> [SHORT EXERCISE]:
Pull every line containing "matplotlib" out of the material below.

> [SUPPLIED DATA]:
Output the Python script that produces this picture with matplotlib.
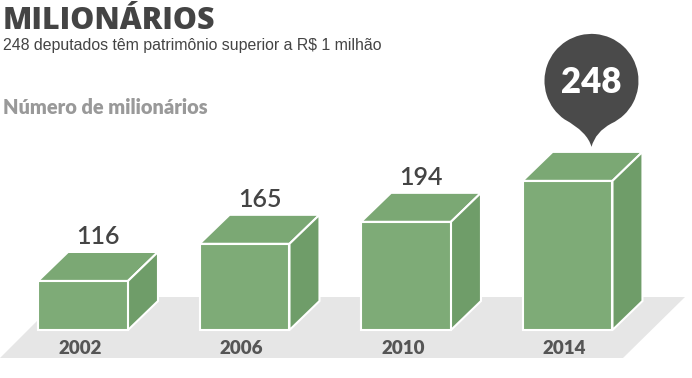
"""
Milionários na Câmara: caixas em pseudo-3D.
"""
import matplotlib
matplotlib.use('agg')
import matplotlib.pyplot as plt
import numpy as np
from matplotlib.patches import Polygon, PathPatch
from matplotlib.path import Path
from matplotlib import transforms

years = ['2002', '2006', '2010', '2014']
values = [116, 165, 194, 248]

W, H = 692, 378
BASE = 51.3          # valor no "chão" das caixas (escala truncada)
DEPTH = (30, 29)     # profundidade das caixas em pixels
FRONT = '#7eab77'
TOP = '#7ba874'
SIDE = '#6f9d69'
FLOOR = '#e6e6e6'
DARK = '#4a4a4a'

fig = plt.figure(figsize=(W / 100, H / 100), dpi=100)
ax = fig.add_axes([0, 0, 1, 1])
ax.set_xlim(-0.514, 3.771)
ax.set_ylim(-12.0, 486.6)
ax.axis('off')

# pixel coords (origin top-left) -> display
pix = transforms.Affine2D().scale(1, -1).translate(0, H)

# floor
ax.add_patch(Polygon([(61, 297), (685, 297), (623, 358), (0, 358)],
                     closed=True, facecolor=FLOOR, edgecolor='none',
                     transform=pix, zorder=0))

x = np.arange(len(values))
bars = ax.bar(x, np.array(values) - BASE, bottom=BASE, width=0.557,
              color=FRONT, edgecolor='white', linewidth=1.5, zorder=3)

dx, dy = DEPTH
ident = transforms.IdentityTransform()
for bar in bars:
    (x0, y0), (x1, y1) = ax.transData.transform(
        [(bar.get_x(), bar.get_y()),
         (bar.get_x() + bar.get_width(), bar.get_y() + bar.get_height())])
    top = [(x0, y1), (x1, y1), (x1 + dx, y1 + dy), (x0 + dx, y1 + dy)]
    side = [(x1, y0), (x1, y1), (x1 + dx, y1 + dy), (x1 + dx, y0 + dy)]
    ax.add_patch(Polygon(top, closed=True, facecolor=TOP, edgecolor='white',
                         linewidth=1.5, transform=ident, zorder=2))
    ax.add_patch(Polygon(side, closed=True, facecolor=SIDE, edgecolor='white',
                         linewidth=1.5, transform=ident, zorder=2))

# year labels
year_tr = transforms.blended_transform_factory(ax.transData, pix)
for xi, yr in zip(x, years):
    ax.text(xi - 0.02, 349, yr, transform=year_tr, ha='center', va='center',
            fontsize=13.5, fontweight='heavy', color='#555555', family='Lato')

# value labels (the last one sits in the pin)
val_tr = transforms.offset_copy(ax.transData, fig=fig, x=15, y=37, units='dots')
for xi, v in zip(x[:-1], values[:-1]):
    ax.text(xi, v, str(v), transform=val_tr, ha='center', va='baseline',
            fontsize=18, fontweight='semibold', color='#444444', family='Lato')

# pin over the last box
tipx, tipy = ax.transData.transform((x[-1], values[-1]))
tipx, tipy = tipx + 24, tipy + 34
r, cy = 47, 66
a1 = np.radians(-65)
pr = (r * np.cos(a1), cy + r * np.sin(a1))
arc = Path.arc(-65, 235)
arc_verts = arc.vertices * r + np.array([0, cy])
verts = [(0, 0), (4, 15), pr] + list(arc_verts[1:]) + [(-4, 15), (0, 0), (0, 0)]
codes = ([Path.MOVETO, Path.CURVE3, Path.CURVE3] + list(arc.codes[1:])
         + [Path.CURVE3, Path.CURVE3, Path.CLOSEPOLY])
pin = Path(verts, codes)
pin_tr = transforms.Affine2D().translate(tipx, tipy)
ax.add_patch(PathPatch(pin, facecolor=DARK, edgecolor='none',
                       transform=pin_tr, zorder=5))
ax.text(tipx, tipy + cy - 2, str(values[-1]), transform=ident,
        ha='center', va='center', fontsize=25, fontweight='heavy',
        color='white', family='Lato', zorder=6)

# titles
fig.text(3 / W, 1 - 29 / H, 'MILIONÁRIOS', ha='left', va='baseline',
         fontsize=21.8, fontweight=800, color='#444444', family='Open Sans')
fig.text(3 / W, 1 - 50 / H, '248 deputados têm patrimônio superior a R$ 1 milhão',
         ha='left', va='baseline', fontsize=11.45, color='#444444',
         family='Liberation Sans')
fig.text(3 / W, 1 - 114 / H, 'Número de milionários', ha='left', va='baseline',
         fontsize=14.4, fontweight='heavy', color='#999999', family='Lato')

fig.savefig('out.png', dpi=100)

> [ANSWER FOR THE TASK]:
Output the Python script that produces this picture with matplotlib.
import matplotlib
matplotlib.use('agg')
import matplotlib.pyplot as plt
from matplotlib.patches import Polygon, PathPatch
from matplotlib.path import Path
from matplotlib import transforms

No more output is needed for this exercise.